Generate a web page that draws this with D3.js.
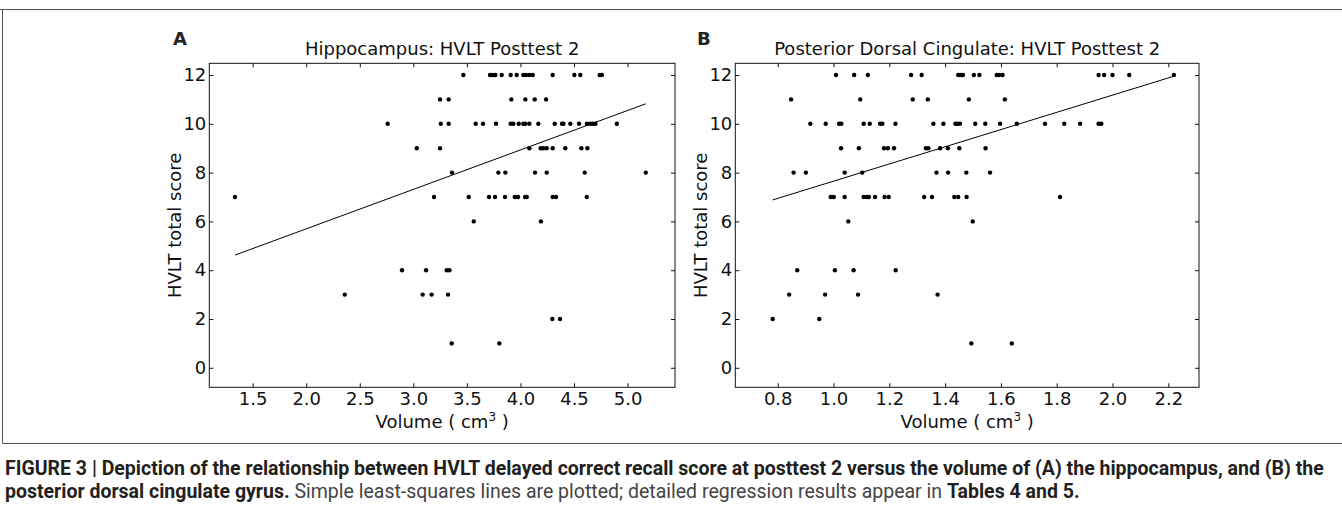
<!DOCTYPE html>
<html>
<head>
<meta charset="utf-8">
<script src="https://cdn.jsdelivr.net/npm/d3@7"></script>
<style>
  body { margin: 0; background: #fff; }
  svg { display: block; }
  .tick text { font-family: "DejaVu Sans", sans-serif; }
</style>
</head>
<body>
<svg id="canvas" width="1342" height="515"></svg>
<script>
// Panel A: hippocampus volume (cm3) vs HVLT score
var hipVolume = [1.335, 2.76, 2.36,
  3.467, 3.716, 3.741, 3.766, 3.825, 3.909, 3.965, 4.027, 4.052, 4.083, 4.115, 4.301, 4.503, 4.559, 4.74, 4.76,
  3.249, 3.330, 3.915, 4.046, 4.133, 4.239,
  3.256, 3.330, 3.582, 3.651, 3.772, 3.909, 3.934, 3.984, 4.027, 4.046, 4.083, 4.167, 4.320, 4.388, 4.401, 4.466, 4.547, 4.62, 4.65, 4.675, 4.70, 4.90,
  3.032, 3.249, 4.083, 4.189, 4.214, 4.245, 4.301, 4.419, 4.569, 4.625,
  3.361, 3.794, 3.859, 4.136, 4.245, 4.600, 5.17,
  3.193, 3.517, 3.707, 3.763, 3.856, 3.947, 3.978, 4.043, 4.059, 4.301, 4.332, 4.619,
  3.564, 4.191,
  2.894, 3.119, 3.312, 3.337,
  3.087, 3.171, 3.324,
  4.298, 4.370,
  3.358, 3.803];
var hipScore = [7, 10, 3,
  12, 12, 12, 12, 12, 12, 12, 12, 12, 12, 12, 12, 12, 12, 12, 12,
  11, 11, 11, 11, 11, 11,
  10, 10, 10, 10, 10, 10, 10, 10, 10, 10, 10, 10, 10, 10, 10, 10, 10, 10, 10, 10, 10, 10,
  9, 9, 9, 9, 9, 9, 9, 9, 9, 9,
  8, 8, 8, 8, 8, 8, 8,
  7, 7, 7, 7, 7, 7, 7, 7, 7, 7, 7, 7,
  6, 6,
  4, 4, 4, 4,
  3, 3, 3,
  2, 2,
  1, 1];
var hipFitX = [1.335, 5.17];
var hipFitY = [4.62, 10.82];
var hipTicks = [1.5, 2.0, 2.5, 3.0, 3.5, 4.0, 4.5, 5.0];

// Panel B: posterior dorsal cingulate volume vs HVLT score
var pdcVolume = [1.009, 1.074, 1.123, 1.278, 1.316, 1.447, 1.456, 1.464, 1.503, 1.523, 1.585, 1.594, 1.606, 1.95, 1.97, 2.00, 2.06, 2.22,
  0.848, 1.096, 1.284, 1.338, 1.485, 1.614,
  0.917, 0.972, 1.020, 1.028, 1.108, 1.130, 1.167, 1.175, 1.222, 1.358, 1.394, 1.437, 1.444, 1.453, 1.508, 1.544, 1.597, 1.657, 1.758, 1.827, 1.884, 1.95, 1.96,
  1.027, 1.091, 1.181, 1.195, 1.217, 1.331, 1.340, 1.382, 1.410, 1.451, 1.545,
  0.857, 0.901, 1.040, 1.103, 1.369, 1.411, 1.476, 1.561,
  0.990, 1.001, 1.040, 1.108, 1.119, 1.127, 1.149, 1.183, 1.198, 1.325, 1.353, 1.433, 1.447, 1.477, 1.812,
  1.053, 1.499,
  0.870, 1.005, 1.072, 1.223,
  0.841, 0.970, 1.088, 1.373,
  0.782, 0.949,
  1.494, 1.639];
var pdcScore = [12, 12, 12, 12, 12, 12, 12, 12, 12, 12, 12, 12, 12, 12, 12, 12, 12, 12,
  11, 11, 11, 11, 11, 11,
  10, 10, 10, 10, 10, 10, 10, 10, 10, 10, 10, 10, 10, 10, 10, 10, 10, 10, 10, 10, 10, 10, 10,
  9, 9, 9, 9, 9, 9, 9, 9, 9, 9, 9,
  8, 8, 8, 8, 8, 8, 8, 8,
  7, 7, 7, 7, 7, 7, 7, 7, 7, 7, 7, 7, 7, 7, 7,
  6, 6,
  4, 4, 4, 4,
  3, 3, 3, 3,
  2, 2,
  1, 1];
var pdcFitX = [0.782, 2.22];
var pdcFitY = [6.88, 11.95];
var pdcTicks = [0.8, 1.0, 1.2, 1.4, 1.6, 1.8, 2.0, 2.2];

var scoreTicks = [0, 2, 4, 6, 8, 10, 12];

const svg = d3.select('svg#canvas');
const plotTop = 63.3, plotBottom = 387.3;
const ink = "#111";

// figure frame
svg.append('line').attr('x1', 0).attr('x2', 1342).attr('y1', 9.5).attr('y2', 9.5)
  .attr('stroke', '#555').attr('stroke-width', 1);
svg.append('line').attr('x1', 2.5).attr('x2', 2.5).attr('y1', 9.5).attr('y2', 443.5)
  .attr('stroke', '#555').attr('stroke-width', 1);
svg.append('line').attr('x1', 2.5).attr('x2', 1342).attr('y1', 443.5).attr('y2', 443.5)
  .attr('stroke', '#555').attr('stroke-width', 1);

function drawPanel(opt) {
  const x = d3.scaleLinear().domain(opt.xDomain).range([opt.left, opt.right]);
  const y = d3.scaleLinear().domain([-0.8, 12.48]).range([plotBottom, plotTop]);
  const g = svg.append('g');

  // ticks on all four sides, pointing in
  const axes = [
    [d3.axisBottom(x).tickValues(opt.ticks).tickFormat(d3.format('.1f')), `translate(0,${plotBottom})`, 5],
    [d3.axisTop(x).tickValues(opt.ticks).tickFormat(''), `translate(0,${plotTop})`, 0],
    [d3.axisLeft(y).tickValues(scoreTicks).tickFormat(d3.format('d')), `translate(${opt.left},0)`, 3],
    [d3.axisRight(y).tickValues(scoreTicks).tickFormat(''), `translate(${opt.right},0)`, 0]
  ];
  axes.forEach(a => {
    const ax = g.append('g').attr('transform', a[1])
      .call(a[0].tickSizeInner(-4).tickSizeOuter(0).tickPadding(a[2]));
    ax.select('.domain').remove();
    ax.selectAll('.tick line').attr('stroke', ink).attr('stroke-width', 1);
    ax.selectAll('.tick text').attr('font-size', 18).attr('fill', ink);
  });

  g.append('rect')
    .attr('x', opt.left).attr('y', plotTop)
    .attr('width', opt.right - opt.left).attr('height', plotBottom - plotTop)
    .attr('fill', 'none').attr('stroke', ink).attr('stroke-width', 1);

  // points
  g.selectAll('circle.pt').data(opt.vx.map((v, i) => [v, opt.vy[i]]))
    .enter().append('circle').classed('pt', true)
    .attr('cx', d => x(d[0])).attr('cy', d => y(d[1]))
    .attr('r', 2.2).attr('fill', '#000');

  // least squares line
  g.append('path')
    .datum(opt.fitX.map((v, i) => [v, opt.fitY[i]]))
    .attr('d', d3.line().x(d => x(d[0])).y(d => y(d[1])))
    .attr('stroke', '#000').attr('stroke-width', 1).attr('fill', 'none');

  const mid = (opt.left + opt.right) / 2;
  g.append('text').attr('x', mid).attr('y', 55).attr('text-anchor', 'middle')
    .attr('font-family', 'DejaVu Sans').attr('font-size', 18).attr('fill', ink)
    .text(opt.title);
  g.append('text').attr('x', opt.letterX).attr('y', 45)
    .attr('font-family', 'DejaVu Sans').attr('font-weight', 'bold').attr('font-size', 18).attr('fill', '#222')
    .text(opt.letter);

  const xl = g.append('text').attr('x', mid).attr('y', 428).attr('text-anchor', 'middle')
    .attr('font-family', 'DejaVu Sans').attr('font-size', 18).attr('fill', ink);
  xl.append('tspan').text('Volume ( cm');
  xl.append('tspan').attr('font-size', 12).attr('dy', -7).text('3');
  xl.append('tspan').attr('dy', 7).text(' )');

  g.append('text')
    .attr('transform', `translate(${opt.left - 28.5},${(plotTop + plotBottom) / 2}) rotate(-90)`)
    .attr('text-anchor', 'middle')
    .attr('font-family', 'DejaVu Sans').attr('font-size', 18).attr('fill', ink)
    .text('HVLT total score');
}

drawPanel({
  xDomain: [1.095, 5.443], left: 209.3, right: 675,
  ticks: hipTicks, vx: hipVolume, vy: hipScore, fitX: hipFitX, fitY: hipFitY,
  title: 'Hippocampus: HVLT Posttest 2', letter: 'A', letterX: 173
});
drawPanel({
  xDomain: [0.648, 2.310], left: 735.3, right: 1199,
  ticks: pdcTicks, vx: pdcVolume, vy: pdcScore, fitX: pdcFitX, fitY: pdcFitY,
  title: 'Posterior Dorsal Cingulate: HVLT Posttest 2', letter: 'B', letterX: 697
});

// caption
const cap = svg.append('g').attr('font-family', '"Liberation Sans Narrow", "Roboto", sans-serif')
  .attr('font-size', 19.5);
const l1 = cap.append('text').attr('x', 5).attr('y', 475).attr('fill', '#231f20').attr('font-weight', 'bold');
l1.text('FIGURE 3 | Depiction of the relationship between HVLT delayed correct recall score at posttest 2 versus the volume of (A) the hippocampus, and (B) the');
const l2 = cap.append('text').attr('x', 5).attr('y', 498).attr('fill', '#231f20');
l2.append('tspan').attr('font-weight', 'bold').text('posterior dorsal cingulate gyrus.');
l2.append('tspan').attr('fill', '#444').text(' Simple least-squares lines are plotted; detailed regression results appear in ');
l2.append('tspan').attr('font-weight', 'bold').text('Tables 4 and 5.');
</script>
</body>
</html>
────
> Prompt: Reproduce exactly the run of lines that opens the listing and closes with the line holding "var hipTicks = [1.5, 2.0, 2.5, 3.0, 3.5, 4.0, 4.5, 5.0];". Pictures are excluded.

> Full response:
Generate a web page that draws this with D3.js.
<!DOCTYPE html>
<html>
<head>
<meta charset="utf-8">
<script src="https://cdn.jsdelivr.net/npm/d3@7"></script>
<style>
  body { margin: 0; background: #fff; }
  svg { display: block; }
  .tick text { font-family: "DejaVu Sans", sans-serif; }
</style>
</head>
<body>
<svg id="canvas" width="1342" height="515"></svg>
<script>
// Panel A: hippocampus volume (cm3) vs HVLT score
var hipVolume = [1.335, 2.76, 2.36,
  3.467, 3.716, 3.741, 3.766, 3.825, 3.909, 3.965, 4.027, 4.052, 4.083, 4.115, 4.301, 4.503, 4.559, 4.74, 4.76,
  3.249, 3.330, 3.915, 4.046, 4.133, 4.239,
  3.256, 3.330, 3.582, 3.651, 3.772, 3.909, 3.934, 3.984, 4.027, 4.046, 4.083, 4.167, 4.320, 4.388, 4.401, 4.466, 4.547, 4.62, 4.65, 4.675, 4.70, 4.90,
  3.032, 3.249, 4.083, 4.189, 4.214, 4.245, 4.301, 4.419, 4.569, 4.625,
  3.361, 3.794, 3.859, 4.136, 4.245, 4.600, 5.17,
  3.193, 3.517, 3.707, 3.763, 3.856, 3.947, 3.978, 4.043, 4.059, 4.301, 4.332, 4.619,
  3.564, 4.191,
  2.894, 3.119, 3.312, 3.337,
  3.087, 3.171, 3.324,
  4.298, 4.370,
  3.358, 3.803];
var hipScore = [7, 10, 3,
  12, 12, 12, 12, 12, 12, 12, 12, 12, 12, 12, 12, 12, 12, 12, 12,
  11, 11, 11, 11, 11, 11,
  10, 10, 10, 10, 10, 10, 10, 10, 10, 10, 10, 10, 10, 10, 10, 10, 10, 10, 10, 10, 10, 10,
  9, 9, 9, 9, 9, 9, 9, 9, 9, 9,
  8, 8, 8, 8, 8, 8, 8,
  7, 7, 7, 7, 7, 7, 7, 7, 7, 7, 7, 7,
  6, 6,
  4, 4, 4, 4,
  3, 3, 3,
  2, 2,
  1, 1];
var hipFitX = [1.335, 5.17];
var hipFitY = [4.62, 10.82];
var hipTicks = [1.5, 2.0, 2.5, 3.0, 3.5, 4.0, 4.5, 5.0];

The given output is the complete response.